Jessica Mitford, Hons and Rebels (1960)
Let me just note, for those not already familiar, that this book is published by New York Review Books, a fantastic source of hard-to-find books (though in hunting down the link I find Dead Souls is their featured title, which is actually fairly ubiquitous. Oh the cruel ironies of life!) They also have a great children’s series.
There are a couple of points of interest here; let’s tackle the meatiest first.
We sailed for New York on February 18, 1939, on the Canadian ship SS Aurania. (p. 198)
Perhaps only a Canadian would note the irony implicit in this: Mitford and her husband, Esmond Romilly, sailed on a Canadian ship, but of course they weren’t going to Canada – no, they were on their way to a far more glamorous and exciting destination – New York. Their brush with Canada was merely a means to get somewhere else.
A description of the voyage follows:
Our fellow passengers were Canadian tourists, and Polish refugees who had managed to get on the immigration quota. Since there was little to liven up the voyage, we devoted our attention to taking sides in the continuous battle that raged between these two groups.

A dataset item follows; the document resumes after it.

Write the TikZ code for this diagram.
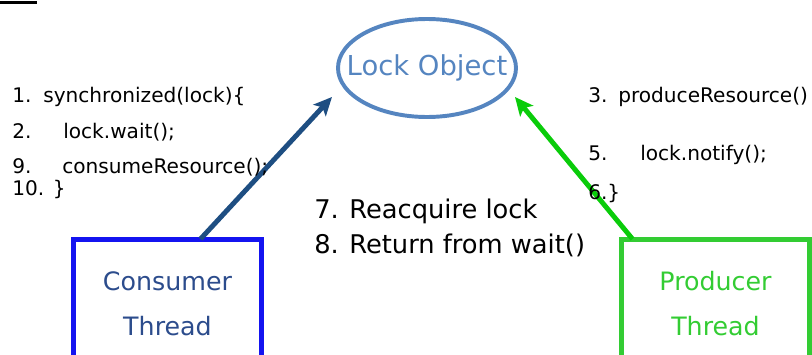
\documentclass[tikz,border=0pt]{standalone}
\usepackage{fontspec}
\setmainfont{DejaVu Sans}
\usetikzlibrary{arrows.meta,calc}
\definecolor{lockblue}{HTML}{5585C0}
\definecolor{consline}{HTML}{1E4E82}
\definecolor{consbox}{HTML}{1414F0}
\definecolor{constext}{HTML}{2C4C8C}
\definecolor{prodbox}{HTML}{33CC33}
\definecolor{prodline}{HTML}{0ACC0A}
\tikzset{
  codeline/.style={anchor=base west,inner sep=0pt,font=\fontsize{14.3}{16}\selectfont},
  noteline/.style={anchor=base west,inner sep=0pt,font=\fontsize{18.3}{20}\selectfont},
  threadbox/.style={draw,line width=3.5pt,anchor=north,minimum width=4.72cm,minimum height=3.2cm,
    align=center,font=\fontsize{18}{32}\selectfont},
  grab/.style={line width=3.5pt,-{Stealth[length=13pt,width=12pt,inset=3pt]}}
}
\begin{document}
\begin{tikzpicture}[x=0.025cm,y=-0.025cm]
\useasboundingbox (0,0) rectangle (812,355);
\clip (0,0) rectangle (812,355);
\draw[line width=2pt] (0,2.5)--(37,2.5);
% the monitor
\node[text=lockblue,font=\fontsize{19.5}{22}\selectfont] (lock) at (427,68) {Lock Object};
\draw[lockblue,line width=2.8pt] (lock.center) ellipse [x radius=89,y radius=49];
% the two threads
\node[threadbox,draw=consbox,text=constext] (consumer) at (167.5,237) {Consumer\\Thread};
\node[threadbox,draw=prodbox,text=prodbox] (producer) at (715.5,237) {Producer\\Thread};
\coordinate (ctip) at (332,97);
\coordinate (ptip) at (515,97);
\draw[grab,consline] ($(consumer.north)+(33,2)$) -- (ctip);
\draw[grab,prodline] ($(producer.north)+(-83,2)$) -- (ptip);
% consumer code
\node[codeline] (c1) at (12,102) {1.};
\node[codeline] (c1t) at (43,102) {synchronized(lock)\{};
\node[codeline] (c2) at (12,138) {2.};
\node[codeline] (c2t) at (63,138) {lock.wait();};
\node[codeline] (c9) at (12,173) {9.};
\node[codeline] (c9t) at (62,173) {consumeResource();};
\node[codeline] (c10) at (12,195) {10. \}};
% producer code
\node[codeline] (p3) at (588,102) {3.};
\node[codeline] (p3t) at (618,102) {produceResource()};
\node[codeline] (p5) at (588,160) {5.};
\node[codeline] (p5t) at (640,160) {lock.notify();};
\node[codeline] (p6) at (588,199) {6.\}};
% after notify
\node[noteline] (n7) at (314,218) {7.};
\node[noteline] (n7t) at (349,218) {Reacquire lock};
\node[noteline] (n8) at (314,253) {8.};
\node[noteline] (n8t) at (349,253) {Return from wait()};
\end{tikzpicture}
\end{document}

Some of the Canadians had taken it upon themselves to preserve the Anglo-Saxon purity of the steerage class bar from the “foreigners”. The bar was small, generally crowded, and stuffy. A group of Canadians generally managed to monopolize it early in the evening. “This place stinks of polecats,” they said loudly when some of the immigrants tried to come in. Esmond, assuming his most super-English-upper-class-public-school manner, escorted a group of Poles through the Canadian phalanx. “I really must apologize for these ghastly Colonials. They’re virtually uncivilized. Too bad we couldn’t have sailed on an English ship.” For once he was enjoying outsnobbing the snobs.
For a country that now prides itself on welcoming immigrants, this doesn’t make the most charming reading. Romilly’s comments about the Canadians play on the standard trope of colonials taking on the characteristics of the wild land they have settled, becoming more savage than the cultured sophisticates who remained home in the mother country. And putting on his most upper-crust attitude is the perfect touch; even today, most Canadians are cowed by the mere sound of an English accent. A cockney could proclaim himself a lord in Toronto and be met with bows of obeisance.

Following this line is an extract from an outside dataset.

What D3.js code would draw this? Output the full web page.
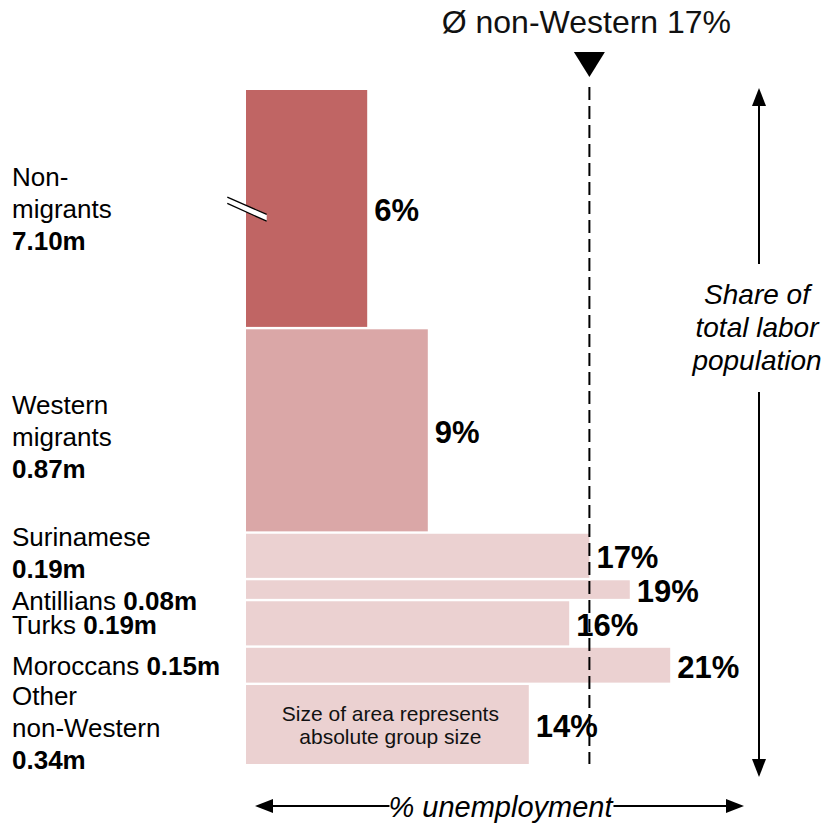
<!DOCTYPE html>
<html>
<head>
<meta charset="utf-8">
<script src="https://cdn.jsdelivr.net/npm/d3@7"></script>
<style>
  html, body { margin: 0; padding: 0; background: #fff; }
  svg { display: block; font-family: "Liberation Sans", Arial, Helvetica, sans-serif; }
</style>
</head>
<body>
<svg id="chart" width="829" height="826"></svg>
<script>
// ---- data -------------------------------------------------------------
const groups       = ["Non-migrants", "Western migrants", "Surinamese", "Antillians",
                      "Turks", "Moroccans", "Other non-Western"];
const nameLines    = [["Non-", "migrants"], ["Western", "migrants"], ["Surinamese"],
                      ["Antillians"], ["Turks"], ["Moroccans"], ["Other", "non-Western"]];
const population   = [7.10, 0.87, 0.19, 0.08, 0.19, 0.15, 0.34];   // labour force, millions
const unemployment = [6, 9, 17, 19, 16, 21, 14];                    // % unemployed
const tier         = [0, 1, 2, 2, 2, 2, 2];                         // colour tier per group
const avgNonWestern = 17;                                           // % unemployed, all non-Western
const breakCap      = 1.02;  // millions shown before the axis break on the first bar

// ---- layout -----------------------------------------------------------
const svg = d3.select("#chart");
const yStart = 90, yEnd = 764, gap = 2.4;
const tierColor = ["#c06564", "#daa7a7", "#ebd1d1"];
const sizeInline = [false, false, false, true, true, true, false];
const labelNudge = [0.6, 6, -3, 11, 1, 0.6, 3.5];
const lineStep = 32;

const x = d3.scaleLinear().domain([0, 25]).range([246, 246 + 25 * 20.2]);

const shown = population.map((p, i) => (i === 0 ? Math.min(p, breakCap) : p));
const h = d3.scaleLinear()
  .domain([0, d3.sum(shown)])
  .range([0, (yEnd - yStart) - gap * (groups.length - 1)]);

let acc = yStart;
const bars = groups.map((g, i) => {
  const y0 = acc, hh = h(shown[i]);
  acc += hh + gap;
  return { i, group: g, y0, height: hh, cy: y0 + hh / 2, pct: unemployment[i], pop: population[i] };
});

const fmtPop = d => d3.format(".2f")(d) + "m";

// ---- bars -------------------------------------------------------------
svg.append("g").selectAll("rect").data(bars).join("rect")
  .attr("x", x(0))
  .attr("y", d => d.y0)
  .attr("width", d => x(d.pct) - x(0))
  .attr("height", d => d.height)
  .attr("fill", d => tierColor[tier[d.i]]);

// axis-break mark on the truncated bar
{
  const b = bars[0], bx = x(0), by = b.cy;
  const up = [[bx - 18.7, by - 11.3], [bx + 20.7, by + 6]];
  const lo = [[bx - 18.7, by - 5], [bx + 20.7, by + 12.7]];
  const brk = svg.append("g");
  brk.append("path")
    .attr("d", d3.line()([up[0], up[1], lo[1], lo[0]]) + "Z")
    .attr("fill", "#fff");
  [up, lo].forEach(seg => brk.append("path")
    .attr("d", d3.line()(seg))
    .attr("stroke", "#000").attr("stroke-width", 1.3).attr("fill", "none"));
}

// ---- average line -----------------------------------------------------
const ax = x(avgNonWestern);
svg.append("line")
  .attr("x1", ax).attr("x2", ax).attr("y1", 87).attr("y2", yEnd)
  .attr("stroke", "#000").attr("stroke-width", 2).attr("stroke-dasharray", "13,6");
svg.append("path")
  .attr("d", d3.line()([[ax - 15.5, 52], [ax + 15.5, 52], [ax, 77]]) + "Z")
  .attr("fill", "#000");
svg.append("text")
  .attr("x", ax - 3).attr("y", 33)
  .attr("text-anchor", "middle")
  .attr("font-size", 32)
  .attr("fill", "#111")
  .text("Ø non-Western " + avgNonWestern + "%");

// ---- value labels -----------------------------------------------------
svg.append("g").selectAll("text").data(bars).join("text")
  .attr("x", d => x(d.pct) + 7)
  .attr("y", d => d.cy + 1.5)
  .attr("dy", "0.36em")
  .attr("font-size", 31)
  .attr("font-weight", "bold")
  .attr("fill", "#000")
  .text(d => d.pct + "%");

// ---- group labels -----------------------------------------------------
const lab = svg.append("g").attr("fill", "#000").attr("font-size", 26);
bars.forEach(d => {
  const names = nameLines[d.i];
  const lines = sizeInline[d.i]
    ? [{ name: names[0], size: fmtPop(d.pop) }]
    : names.map(n => ({ name: n })).concat([{ size: fmtPop(d.pop) }]);
  const c = d.cy + labelNudge[d.i];
  lines.forEach((ln, k) => {
    const t = lab.append("text")
      .attr("x", 12)
      .attr("y", c + (k - (lines.length - 1) / 2) * lineStep)
      .attr("dy", "0.36em");
    if (ln.name) t.append("tspan").text(ln.name + (ln.size ? " " : ""));
    if (ln.size) t.append("tspan").attr("font-weight", "bold").text(ln.size);
  });
});

// note inside the last bar
{
  const b = bars[bars.length - 1];
  const cx = (x(0) + x(b.pct)) / 2 + 3;
  ["Size of area represents", "absolute group size"].forEach((s, k) =>
    svg.append("text")
      .attr("x", cx).attr("y", b.cy + (k - 0.5) * 23)
      .attr("dy", "0.36em")
      .attr("text-anchor", "middle")
      .attr("font-size", 21)
      .attr("fill", "#111")
      .text(s));
}

// ---- axis arrows ------------------------------------------------------
const head = (tip, dir) => {            // dir: unit vector pointing to the tip
  const [tx, ty] = tip, [dx, dy] = dir, L = 18, W = 7;
  const bx = tx - dx * L, by = ty - dy * L;
  return d3.line()([[tx, ty], [bx - dy * W, by + dx * W], [bx + dy * W, by - dx * W]]) + "Z";
};
const arrows = svg.append("g");

// vertical: share of total labour population
{
  const vx = 759, yTop = 88, yBot = 777;
  const txt = arrows.append("text")
    .attr("text-anchor", "middle").attr("font-size", 28).attr("font-style", "italic").attr("fill", "#000");
  ["Share of", "total labor", "population"].forEach((s, k) =>
    txt.append("tspan").attr("x", vx - 2).attr("y", 294 + k * 33).attr("dy", "0.36em").text(s));
  arrows.append("line").attr("x1", vx).attr("x2", vx).attr("y1", yTop + 10).attr("y2", 264)
    .attr("stroke", "#000").attr("stroke-width", 2);
  arrows.append("line").attr("x1", vx).attr("x2", vx).attr("y1", 392).attr("y2", yBot - 10)
    .attr("stroke", "#000").attr("stroke-width", 2);
  arrows.append("path").attr("d", head([vx, yTop], [0, -1])).attr("fill", "#000");
  arrows.append("path").attr("d", head([vx, yBot], [0, 1])).attr("fill", "#000");
}

// horizontal: % unemployment
{
  const hy = 806, xL = 255, xR = 744;
  const t = arrows.append("text")
    .attr("x", (xL + xR) / 2 + 1).attr("y", hy + 1).attr("dy", "0.36em")
    .attr("text-anchor", "middle").attr("font-size", 29).attr("font-style", "italic").attr("fill", "#000")
    .text("% unemployment");
  const bb = t.node().getBBox();
  arrows.append("line").attr("x1", xL + 10).attr("x2", bb.x + 1).attr("y1", hy).attr("y2", hy)
    .attr("stroke", "#000").attr("stroke-width", 2);
  arrows.append("line").attr("x1", bb.x + bb.width - 1).attr("x2", xR - 10).attr("y1", hy).attr("y2", hy)
    .attr("stroke", "#000").attr("stroke-width", 2);
  arrows.append("path").attr("d", head([xL, hy], [-1, 0])).attr("fill", "#000");
  arrows.append("path").attr("d", head([xR, hy], [1, 0])).attr("fill", "#000");
}
</script>
</body>
</html>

No insight is given into the motivations of the Canadians, but this sort of imposition of inferiority tends to work in a chain i.e. the English make the Canadians feel inferior; the Canadians then have to find someone (in this case, Polish refugees) that they can make feel inferior in their turn; and so it goes until the person at the bottom is left screaming at his child or kicking his dog. Perhaps the Canadians were acting out the contempt they had just been treated to on their tour of Europe. If so, Romilly’s joke about uncivilized Colonials must have twisted the knife with particular sharpness.
Romilly’s decision to join the Armed Forces to fight in the Second World War while he and Mitford were living in the United States brought about another brush with Canada:
[Esmond] was exultant at being in a position to arrange the details of his own participation in the war. Had he been caught up in the English conscription he would have found himself at the mercy of officialdom, with nothing whatsoever to say about what branch of the services he would join. As things stood, he was free to steer as clear as possible of the more tradition-bound centers of the armed forces. He decided to leave immediately for Canada, there to volunteer for the Air Force.
Notice that the reason for enlisting in Canada is entirely negative – he doesn’t particularly want to be part of the Canadian armed forces, he just wants to avoid English conscription. Romilly was the nephew, by marriage, of Winston Churchill, and to him Canada is nothing more than a useful backwater that provides him with some much-desired obscurity.